= Pasteur's quadrant =

Classification of scientific research projects

Pasteur's quadrant is a classification of scientific research projects that seek fundamental understanding of scientific problems, while also having immediate use for society. Louis Pasteur's research is thought to exemplify this type of method, which bridges the gap between "basic" and "applied" research. The term was introduced by Donald E. Stokes in his book, Pasteur's Quadrant.

==Other quadrants==
As shown in the following table, scientific research can be classified by whether it advances human knowledge by seeking a fundamental understanding of nature, or whether it is primarily motivated by the need to solve immediate problems.

Applied and Basic research
|  |  | Considerations of use? |  |
|  |  | No | Yes |
| Quest for fundamental understanding? | Yes | Pure basic research | Use-inspired basic research |
| No | – | Pure applied research |

The result is three distinct classes of research:
1. Pure basic research, exemplified by the work of Niels Bohr, early 20th century atomic physicist.
2. Pure applied research, exemplified by the work of Thomas Edison, inventor.
3. Use-inspired basic research, described here as "Pasteur's Quadrant".

==Usage==
Pasteur's quadrant is useful in distinguishing various perspectives within science, engineering and technology. For example, Daniel A. Vallero and Trevor M. Letcher in their book Unraveling Environmental Disasters applied the device to disaster preparedness and response. University science programs are concerned with knowledge-building, whereas engineering programs at the same university will apply existing and emerging knowledge to address specific technical problems. Governmental agencies employ the knowledge from both to solve societal problems.

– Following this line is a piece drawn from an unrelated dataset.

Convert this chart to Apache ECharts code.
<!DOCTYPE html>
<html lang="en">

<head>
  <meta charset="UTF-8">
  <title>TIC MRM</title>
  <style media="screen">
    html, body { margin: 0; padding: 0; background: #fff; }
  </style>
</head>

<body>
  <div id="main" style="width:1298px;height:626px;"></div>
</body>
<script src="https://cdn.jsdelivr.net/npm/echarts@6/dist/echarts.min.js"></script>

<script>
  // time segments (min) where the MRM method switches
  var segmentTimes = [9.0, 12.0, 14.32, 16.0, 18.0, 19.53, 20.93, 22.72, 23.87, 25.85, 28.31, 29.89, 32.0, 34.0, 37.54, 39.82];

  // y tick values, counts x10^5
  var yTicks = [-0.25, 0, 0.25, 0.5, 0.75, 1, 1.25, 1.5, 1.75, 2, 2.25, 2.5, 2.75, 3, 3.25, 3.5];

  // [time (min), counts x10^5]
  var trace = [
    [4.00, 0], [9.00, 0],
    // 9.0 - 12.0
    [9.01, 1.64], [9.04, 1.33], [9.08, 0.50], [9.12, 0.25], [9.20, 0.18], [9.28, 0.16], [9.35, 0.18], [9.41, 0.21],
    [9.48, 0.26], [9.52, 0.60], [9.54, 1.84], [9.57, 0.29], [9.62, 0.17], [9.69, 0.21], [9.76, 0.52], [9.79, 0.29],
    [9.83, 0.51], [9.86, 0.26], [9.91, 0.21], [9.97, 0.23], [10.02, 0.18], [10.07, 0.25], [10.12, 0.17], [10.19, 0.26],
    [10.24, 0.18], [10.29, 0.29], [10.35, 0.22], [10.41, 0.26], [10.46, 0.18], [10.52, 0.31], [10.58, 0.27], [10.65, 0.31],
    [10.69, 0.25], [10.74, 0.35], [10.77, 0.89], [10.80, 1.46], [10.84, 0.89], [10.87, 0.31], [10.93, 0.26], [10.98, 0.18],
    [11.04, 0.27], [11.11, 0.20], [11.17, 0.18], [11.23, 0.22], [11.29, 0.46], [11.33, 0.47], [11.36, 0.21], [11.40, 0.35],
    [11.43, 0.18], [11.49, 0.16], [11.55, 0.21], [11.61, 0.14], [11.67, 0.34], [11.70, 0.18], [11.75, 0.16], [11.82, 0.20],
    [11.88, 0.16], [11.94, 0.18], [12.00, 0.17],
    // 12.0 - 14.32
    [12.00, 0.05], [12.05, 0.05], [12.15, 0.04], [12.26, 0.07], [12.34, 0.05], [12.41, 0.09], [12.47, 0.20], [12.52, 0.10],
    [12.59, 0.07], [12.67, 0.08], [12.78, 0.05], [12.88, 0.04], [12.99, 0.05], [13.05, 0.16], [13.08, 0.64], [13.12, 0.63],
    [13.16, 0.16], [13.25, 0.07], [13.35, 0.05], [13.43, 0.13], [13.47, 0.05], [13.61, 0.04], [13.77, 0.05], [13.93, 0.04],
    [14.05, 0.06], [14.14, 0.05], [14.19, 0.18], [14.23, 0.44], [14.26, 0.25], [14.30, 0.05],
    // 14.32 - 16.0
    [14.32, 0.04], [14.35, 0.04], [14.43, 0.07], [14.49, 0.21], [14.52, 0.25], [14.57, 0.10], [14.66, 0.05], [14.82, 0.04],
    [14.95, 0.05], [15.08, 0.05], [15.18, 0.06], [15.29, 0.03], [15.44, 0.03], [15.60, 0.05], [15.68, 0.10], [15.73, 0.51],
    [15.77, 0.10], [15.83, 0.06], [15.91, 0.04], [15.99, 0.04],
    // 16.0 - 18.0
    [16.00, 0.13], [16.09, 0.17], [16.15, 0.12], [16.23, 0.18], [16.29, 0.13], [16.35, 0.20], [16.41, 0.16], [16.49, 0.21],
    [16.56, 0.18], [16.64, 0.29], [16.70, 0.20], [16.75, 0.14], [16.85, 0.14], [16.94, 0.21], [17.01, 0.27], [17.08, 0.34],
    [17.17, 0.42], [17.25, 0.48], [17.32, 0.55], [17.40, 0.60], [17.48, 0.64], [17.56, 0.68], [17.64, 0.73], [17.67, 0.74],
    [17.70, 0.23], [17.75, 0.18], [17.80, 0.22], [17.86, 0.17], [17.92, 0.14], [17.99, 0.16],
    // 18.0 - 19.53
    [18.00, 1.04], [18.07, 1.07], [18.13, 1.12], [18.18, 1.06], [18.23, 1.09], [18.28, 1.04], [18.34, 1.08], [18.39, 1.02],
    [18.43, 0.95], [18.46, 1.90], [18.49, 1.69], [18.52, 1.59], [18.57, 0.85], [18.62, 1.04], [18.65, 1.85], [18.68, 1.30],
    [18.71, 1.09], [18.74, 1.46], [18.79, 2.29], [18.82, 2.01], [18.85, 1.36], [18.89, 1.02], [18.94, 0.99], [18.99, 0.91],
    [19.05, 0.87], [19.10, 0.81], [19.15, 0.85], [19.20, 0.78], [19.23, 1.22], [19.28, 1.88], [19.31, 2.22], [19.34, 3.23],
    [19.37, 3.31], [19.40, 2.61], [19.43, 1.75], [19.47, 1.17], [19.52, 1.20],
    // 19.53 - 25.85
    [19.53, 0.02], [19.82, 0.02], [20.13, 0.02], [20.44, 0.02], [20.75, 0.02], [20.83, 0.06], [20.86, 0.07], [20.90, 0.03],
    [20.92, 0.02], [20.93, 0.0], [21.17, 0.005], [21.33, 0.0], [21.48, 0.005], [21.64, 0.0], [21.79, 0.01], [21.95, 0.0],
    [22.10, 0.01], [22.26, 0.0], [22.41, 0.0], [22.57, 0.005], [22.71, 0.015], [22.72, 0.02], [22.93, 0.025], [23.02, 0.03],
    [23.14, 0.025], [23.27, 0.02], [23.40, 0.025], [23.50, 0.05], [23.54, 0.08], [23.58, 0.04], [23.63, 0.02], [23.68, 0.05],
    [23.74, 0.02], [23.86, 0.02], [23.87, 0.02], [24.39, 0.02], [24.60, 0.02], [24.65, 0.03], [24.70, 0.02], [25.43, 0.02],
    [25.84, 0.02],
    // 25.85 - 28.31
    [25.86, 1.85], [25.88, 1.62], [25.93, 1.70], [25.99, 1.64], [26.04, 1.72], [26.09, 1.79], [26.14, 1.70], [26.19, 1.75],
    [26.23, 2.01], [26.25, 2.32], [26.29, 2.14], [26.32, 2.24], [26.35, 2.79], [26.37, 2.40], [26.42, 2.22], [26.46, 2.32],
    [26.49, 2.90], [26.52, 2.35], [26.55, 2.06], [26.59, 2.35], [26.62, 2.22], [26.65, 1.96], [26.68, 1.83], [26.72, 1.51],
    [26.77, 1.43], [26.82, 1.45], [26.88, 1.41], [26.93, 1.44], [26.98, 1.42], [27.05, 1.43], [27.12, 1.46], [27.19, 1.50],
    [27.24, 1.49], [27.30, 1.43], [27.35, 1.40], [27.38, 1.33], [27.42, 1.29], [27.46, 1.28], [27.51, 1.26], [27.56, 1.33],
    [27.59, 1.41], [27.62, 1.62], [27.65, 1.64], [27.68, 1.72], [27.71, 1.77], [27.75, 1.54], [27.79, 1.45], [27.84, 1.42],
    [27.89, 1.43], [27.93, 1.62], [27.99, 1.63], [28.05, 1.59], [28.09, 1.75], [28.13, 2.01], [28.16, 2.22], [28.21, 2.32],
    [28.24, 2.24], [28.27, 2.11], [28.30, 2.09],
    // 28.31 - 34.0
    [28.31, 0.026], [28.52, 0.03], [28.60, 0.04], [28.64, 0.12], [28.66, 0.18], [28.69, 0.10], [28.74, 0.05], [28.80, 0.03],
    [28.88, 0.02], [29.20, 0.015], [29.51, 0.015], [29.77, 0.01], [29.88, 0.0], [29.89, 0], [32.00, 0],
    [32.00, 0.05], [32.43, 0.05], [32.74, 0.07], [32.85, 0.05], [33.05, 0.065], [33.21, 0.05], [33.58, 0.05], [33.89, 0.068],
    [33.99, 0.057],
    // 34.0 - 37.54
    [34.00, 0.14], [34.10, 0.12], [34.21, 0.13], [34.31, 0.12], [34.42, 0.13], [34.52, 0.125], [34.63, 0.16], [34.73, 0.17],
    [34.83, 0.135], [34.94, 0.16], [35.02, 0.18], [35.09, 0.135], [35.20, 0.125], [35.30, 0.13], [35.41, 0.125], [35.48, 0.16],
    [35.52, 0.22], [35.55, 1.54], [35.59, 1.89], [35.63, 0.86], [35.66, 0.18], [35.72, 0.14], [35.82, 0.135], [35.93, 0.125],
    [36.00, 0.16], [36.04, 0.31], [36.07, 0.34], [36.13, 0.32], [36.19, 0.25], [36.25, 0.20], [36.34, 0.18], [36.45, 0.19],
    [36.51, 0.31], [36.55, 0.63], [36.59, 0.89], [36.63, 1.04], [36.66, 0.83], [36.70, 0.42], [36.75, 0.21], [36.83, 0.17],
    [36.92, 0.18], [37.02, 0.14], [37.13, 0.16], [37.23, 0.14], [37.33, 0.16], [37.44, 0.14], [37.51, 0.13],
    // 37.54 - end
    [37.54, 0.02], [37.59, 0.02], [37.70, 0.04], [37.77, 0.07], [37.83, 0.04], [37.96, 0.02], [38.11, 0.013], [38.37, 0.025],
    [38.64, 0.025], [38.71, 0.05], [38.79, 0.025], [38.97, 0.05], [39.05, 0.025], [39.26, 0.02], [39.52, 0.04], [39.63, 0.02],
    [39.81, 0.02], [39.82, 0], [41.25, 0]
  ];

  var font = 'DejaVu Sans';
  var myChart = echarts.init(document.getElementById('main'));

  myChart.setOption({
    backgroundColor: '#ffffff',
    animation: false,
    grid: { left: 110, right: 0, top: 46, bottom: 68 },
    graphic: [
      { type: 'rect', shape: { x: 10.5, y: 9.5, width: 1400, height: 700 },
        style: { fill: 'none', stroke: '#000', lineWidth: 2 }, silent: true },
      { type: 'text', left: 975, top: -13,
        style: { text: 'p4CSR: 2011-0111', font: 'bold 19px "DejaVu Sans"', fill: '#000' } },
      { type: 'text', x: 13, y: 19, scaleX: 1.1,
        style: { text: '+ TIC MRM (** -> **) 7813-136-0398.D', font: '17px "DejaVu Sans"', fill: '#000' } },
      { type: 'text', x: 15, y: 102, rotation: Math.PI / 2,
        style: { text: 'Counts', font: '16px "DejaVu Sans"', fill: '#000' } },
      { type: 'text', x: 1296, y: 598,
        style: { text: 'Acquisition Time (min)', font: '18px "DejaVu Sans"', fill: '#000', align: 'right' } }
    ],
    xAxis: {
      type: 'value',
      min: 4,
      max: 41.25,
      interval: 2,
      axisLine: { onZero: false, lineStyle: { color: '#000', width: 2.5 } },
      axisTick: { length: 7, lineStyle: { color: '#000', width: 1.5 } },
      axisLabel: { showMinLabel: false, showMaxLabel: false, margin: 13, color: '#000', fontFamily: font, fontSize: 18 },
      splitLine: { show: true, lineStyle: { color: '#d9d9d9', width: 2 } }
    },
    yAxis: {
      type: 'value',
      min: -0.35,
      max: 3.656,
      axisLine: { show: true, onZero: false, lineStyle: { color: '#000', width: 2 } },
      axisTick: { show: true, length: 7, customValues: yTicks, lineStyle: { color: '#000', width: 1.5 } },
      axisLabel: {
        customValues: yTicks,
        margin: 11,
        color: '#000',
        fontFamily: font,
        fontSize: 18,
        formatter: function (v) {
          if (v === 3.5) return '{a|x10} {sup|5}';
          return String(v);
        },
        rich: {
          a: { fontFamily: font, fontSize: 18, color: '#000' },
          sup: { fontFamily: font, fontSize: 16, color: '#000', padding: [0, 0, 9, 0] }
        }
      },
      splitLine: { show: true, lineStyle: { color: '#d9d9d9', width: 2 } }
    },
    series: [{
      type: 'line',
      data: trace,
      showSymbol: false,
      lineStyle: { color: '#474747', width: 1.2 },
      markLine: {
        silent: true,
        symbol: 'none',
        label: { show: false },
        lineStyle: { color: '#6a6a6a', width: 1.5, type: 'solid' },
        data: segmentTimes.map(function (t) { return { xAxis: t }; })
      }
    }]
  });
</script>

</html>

Thus, the U.S. Army Corps of Engineers expects its engineers to apply general scientific principles to design and upgrade flood control systems. This entails selecting the best levee designs for the hydrologic conditions. However, the engineer would also be interested in more basic science to enhance designs in terms of water retention and soil strength. The university scientist is much like Bohr, with the major motivation being new knowledge. The governmental engineer is behaving like Edison, with the greatest interest in utility, and considerably less interest in knowledge for knowledge's sake.

The university engineering researcher's interests on the other hand, may fall between Bohr and Edison, looking to enhance both knowledge and utility. It is not likely that many single individuals fall within the Pasteur cell, since both basic and applied science are highly specialized. Thus, modern science and technology employ what might be considered a systems engineering approach, where the Pasteur cell consists of numerous researchers, professionals and practitioners to optimize solutions. Note that modifications to the quadrant model to more precisely reflect how research and development interact continue to be suggested.